Treating someone who has anaphylaxis 

If you think that somebody is experiencing symptoms of anaphylaxis, you should use an adrenaline injector if one is available. Dial 999 immediately if an adrenaline injector is not available.

If you can see a potential trigger, such as a wasp or bee sting stuck in their skin, carefully remove it.

Adrenaline injections

Adrenaline causes the blood vessels to become narrower, which raises your blood pressure and reduces swelling. It also causes the airways to open, relieving breathing difficulties.

An adrenaline injection should be given as soon as a serious reaction is suspected.

Signs of suspected anaphylaxis:

  • problems breathing
  • feeling faint or dizzy
  • loss of consciousness

This can be done by the person with anaphylaxis, but sometimes (if it’s a young child or someone who is unconscious) another person may need to give the injection.

Before attempting the injection, make sure you know what to do. You should read all of the instructions carefully when you, or the person you are responsible for, are first prescribed the injector.

After injecting, the syringe should be held in place for 5-10 seconds. Injections can be given through clothing.

After injecting the adrenaline, you should immediately dial 999 for an ambulance, even if the person is starting to feel better.

Most people should experience a rapid improvement in symptoms once the adrenaline has been used. If there’s no improvement after 5-10 minutes, you should inject a second dose of adrenaline, if one is available. This should be injected into the opposite thigh.

Read MHRA (2014) guidelines on how to use an adrenaline auto-injector (PDF, 188kb).

Positioning and resuscitation

In most cases, the person should lie flat with their legs raised on a chair or a low table, to help maintain blood flow to the head and heart.

Pregnant women should lie down on their left side to avoid putting too much pressure on the large vein that leads to the heart.

If the person is conscious but having trouble breathing, they should sit up to make breathing easier.

If the person is unconscious, check that their airways are open and clear, and also check their breathing.
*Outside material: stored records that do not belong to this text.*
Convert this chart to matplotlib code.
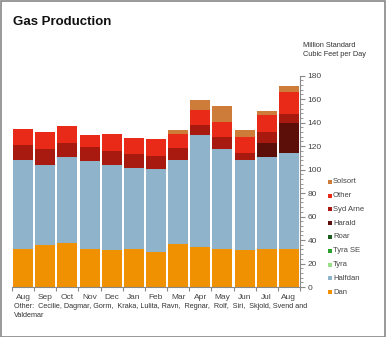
import matplotlib
matplotlib.use("Agg")
import matplotlib.pyplot as plt
from matplotlib.patches import Rectangle
from matplotlib.ticker import MultipleLocator
import numpy as np

plt.rcParams["font.family"] = ["Liberation Sans", "DejaVu Sans"]

months = ["Aug", "Sep", "Oct", "Nov", "Dec", "Jan", "Feb", "Mar", "Apr", "May", "Jun", "Jul", "Aug"]

# stacked from bottom to top
dan = [32.4, 35.8, 37.5, 32.4, 31.5, 32.4, 29.8, 36.6, 34.0, 32.4, 31.5, 32.4, 32.4]
halfdan = [75.8, 68.1, 73.2, 74.9, 72.4, 69.0, 70.7, 71.6, 95.5, 85.1, 76.7, 78.3, 81.5]
tyra = [0] * 13
tyra_se = [0] * 13
roar = [0] * 13
harald = [0, 0, 0, 0, 0, 0, 0, 0, 0, 0, 0, 11.9, 25.8]
syd_arne = [12.8, 13.6, 11.9, 12.0, 11.9, 11.9, 11.1, 10.2, 8.5, 10.3, 5.9, 9.4, 7.7]
other = [13.6, 14.5, 14.4, 10.2, 14.6, 13.6, 14.4, 12.0, 12.8, 12.7, 13.7, 14.5, 18.6]
solsort = [0, 0, 0, 0, 0, 0, 0, 3.4, 8.9, 13.7, 6.0, 3.4, 5.2]

series = [
    ("Dan", dan, "#ef9100"),
    ("Halfdan", halfdan, "#8fb3cb"),
    ("Tyra", tyra, "#98df8a"),
    ("Tyra SE", tyra_se, "#2ca02c"),
    ("Roar", roar, "#1b5e20"),
    ("Harald", harald, "#5c0f08"),
    ("Syd Arne", syd_arne, "#a81a10"),
    ("Other", other, "#e92a18"),
    ("Solsort", solsort, "#cd7c3a"),
]

W, H = 386, 337
fig = plt.figure(figsize=(W / 100, H / 100), dpi=100)
ax = fig.add_axes([12 / W, (H - 287) / H, 288 / W, (287 - 75.7) / H])

x = np.arange(len(months))
bottom = np.zeros(len(months))
for name, vals, color in series:
    vals = np.array(vals, dtype=float)
    ax.bar(x, vals, 0.9, bottom=bottom, color=color, linewidth=0)
    bottom += vals

ax.set_xlim(-0.5, len(months) - 0.5)
ax.set_ylim(0, 180)

for s in ["top", "left"]:
    ax.spines[s].set_visible(False)
ax.spines["right"].set_color("#888888")
ax.spines["bottom"].set_color("#888888")
ax.spines["right"].set_linewidth(0.8)
ax.spines["bottom"].set_linewidth(0.8)

ax.yaxis.tick_right()
ax.yaxis.set_major_locator(MultipleLocator(20))
ax.yaxis.set_minor_locator(MultipleLocator(4))
ax.tick_params(axis="y", which="major", length=3.5, width=0.8, color="#888888",
               labelsize=6, labelcolor="#444444", pad=2)
ax.tick_params(axis="y", which="minor", length=2, width=0.6, color="#888888")

ax.set_xticks(x)
ax.set_xticklabels(months)
ax.set_xticks(np.arange(-0.5, len(months), 1), minor=True)
ax.tick_params(axis="x", which="major", length=0, labelsize=6, labelcolor="#444444", pad=5)
ax.tick_params(axis="x", which="minor", length=3, width=0.8, color="#888888")

fig.text(13 / W, 1 - 22 / H, "Gas Production", fontsize=9.5, fontweight="bold",
         va="center", ha="left", color="#111111")
fig.text(303 / W, 1 - 50 / H, "Million Standard\nCubic Feet per Day", fontsize=5.3,
         va="center", ha="left", color="#333333", linespacing=1.5)
fig.text(14 / W, 1 - 311 / H,
         "Other:  Cecilie, Dagmar, Gorm,  Kraka, Lulita, Ravn,  Regnar,  Rolf,  Siri,  Skjold, Svend and\nValdemar",
         fontsize=5.2, va="center", ha="left", color="#333333", linespacing=1.5)

# legend, top entry first
for i, (name, vals, color) in enumerate(reversed(series)):
    yc = 181.7 + i * 13.8
    fig.add_artist(Rectangle((328 / W, 1 - (yc + 2) / H), 4 / W, 4 / H,
                             transform=fig.transFigure, color=color, lw=0))
    fig.text(333 / W, 1 - yc / H, name, fontsize=5.5, va="center", ha="left", color="#444444")

fig.add_artist(Rectangle((0.5 / W, 0.5 / H), (W - 1.5) / W, (H - 1.5) / H,
                         transform=fig.transFigure, fill=False, edgecolor="#888888", lw=1.2))

fig.savefig("out.png", dpi=100)
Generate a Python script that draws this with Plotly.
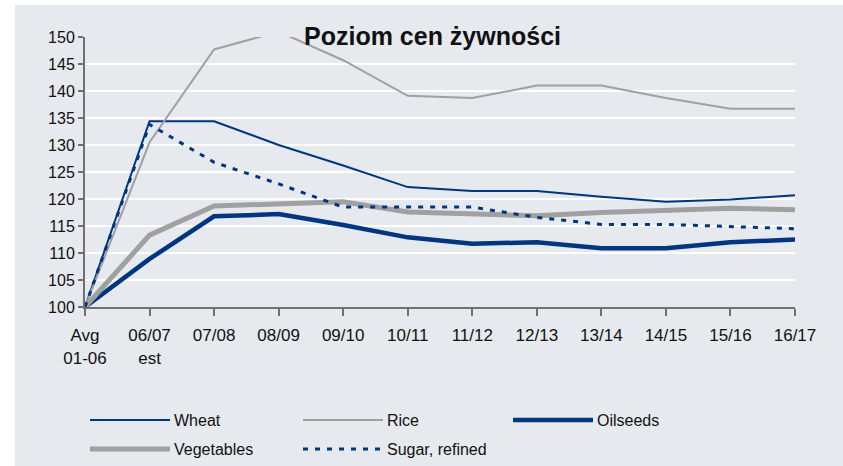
import plotly.graph_objects as go

categories = ["Avg<br>01-06", "06/07<br>est", "07/08", "08/09", "09/10", "10/11",
              "11/12", "12/13", "13/14", "14/15", "15/16", "16/17"]

wheat = [100, 134.4, 134.4, 130.0, 126.2, 122.2, 121.5, 121.5, 120.4, 119.5, 119.9, 120.7]
rice = [100, 130.5, 147.7, 151.0, 145.7, 139.1, 138.7, 141.0, 141.0, 138.7, 136.7, 136.7]
oilseeds = [100, 108.9, 116.8, 117.2, 115.2, 112.9, 111.7, 112.0, 110.9, 110.9, 112.0, 112.5]
vegetables = [100, 113.3, 118.7, 119.1, 119.5, 117.6, 117.2, 116.9, 117.5, 118.0, 118.3, 118.0]
sugar = [100, 133.8, 126.8, 122.8, 118.5, 118.5, 118.5, 116.6, 115.3, 115.3, 114.9, 114.5]

y_ticks = [100, 105, 110, 115, 120, 125, 130, 135, 140, 145, 150]

NAVY = "#003580"
GRAY = "#A0A0A0"
BG = "#E6E9EE"

series = [
    ("Wheat", wheat, NAVY, 2, "solid"),
    ("Rice", rice, GRAY, 2, "solid"),
    ("Oilseeds", oilseeds, NAVY, 4.5, "solid"),
    ("Vegetables", vegetables, GRAY, 5, "solid"),
    ("Sugar, refined", sugar, NAVY, 3, "5px,7px"),
]

fig = go.Figure()
x_idx = list(range(len(categories)))
for name, vals, color, width, dash in series:
    fig.add_trace(go.Scatter(x=x_idx, y=vals, mode="lines", name=name,
                             line=dict(color=color, width=width, dash=dash),
                             showlegend=False))

# plot area geometry (pixels) for legend placement
L, R, T, B = 85, 48, 37, 159
W, H = 843, 466
pw, ph = W - L - R, H - T - B


def px_x(p):
    return (p - L) / pw


def px_y(p):
    return (H - B - p) / ph


shapes = [dict(type="rect", xref="paper", yref="paper", layer="below",
               x0=px_x(15), x1=px_x(843), y0=px_y(466), y1=px_y(5),
               fillcolor=BG, line=dict(width=0))]
annotations = []

# legend, laid out in a grid: columns at given pixel x, rows at pixel y
cols = [90, 303, 513]
rows = [420, 449]
for i, (name, vals, color, width, dash) in enumerate(series):
    c = cols[i % 3]
    r = rows[i // 3]
    shapes.append(dict(type="line", xref="paper", yref="paper",
                       x0=px_x(c), x1=px_x(c + 80), y0=px_y(r), y1=px_y(r),
                       line=dict(color=color, width=width, dash=dash)))
    annotations.append(dict(text=name, xref="paper", yref="paper",
                            x=px_x(c + 82), y=px_y(r), xanchor="left", yanchor="middle",
                            showarrow=False, font=dict(size=16, color="#111")))

annotations.append(dict(text="<b>Poziom cen żywności</b>", xref="paper", yref="paper",
                        x=px_x(432), y=px_y(36), xanchor="center", yanchor="middle",
                        showarrow=False, font=dict(size=25, color="#111")))

fig.update_layout(
    width=W, height=H,
    margin=dict(l=L, r=R, t=T, b=B),
    paper_bgcolor="white",
    plot_bgcolor=BG,
    font=dict(family="Liberation Sans, Arial, sans-serif", size=16, color="#111"),
    shapes=shapes,
    annotations=annotations,
    hovermode=False,
    xaxis=dict(range=[0, len(categories) - 1], tickmode="array", tickvals=x_idx,
               ticktext=categories, showgrid=False, zeroline=False,
               showline=True, linecolor="#707070", linewidth=2,
               ticks="outside", ticklen=7, tickcolor="#707070", tickwidth=1.5,
               ticklabelstandoff=5, tickfont=dict(size=17)),
    yaxis=dict(range=[100, 150], tickmode="array", tickvals=y_ticks,
               showgrid=True, gridcolor="white", gridwidth=2, zeroline=False,
               showline=True, linecolor="#707070", linewidth=2,
               ticks="outside", ticklen=5, tickcolor="#707070", tickwidth=1.5,
               tickfont=dict(size=16)),
)

fig.write_html("out.html", config={"displayModeBar": False},
               post_script="document.body.style.margin='0';document.body.style.overflow='hidden';")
Then put them in the recovery position (see below) to make sure they don’t choke on their vomit.

Place the person on their side, making sure they are supported by one leg and one arm. Open the airway by tilting the head and lifting the chin.

If the person's breathing or heart stops, cardiopulmonary resuscitation (CPR) should be performed.

Admission to hospital

Even if adrenaline is given, the person will need to go to hospital for observation (usually for 6 to 12 hours) as symptoms can occasionally return during this period.

While in hospital, an oxygen mask can be used to help breathing, and fluids given by an intravenous drip (directly into a vein) can help to increase blood pressure.

As well as adrenaline, additional medications such as antihistamines and corticosteroids can be used to help relieve symptoms.

Blood tests may also be carried out while you’re in hospital to confirm anaphylaxis.

You should be able to leave hospital when the symptoms are under control and it’s thought that they will not quickly return. This may be after a few hours, but you may have to stay in hospital for a few days if the symptoms were severe.

You may be asked to take antihistamines and corticosteroid tablets two to three days after leaving hospital, to help stop your symptoms returning.

You will probably be asked to attend a follow-up appointment, so you can be given advice about how you can avoid further episodes of anaphylaxis. An adrenaline auto-injector may be given to you for emergency use between leaving hospital and attending the follow-up appointment.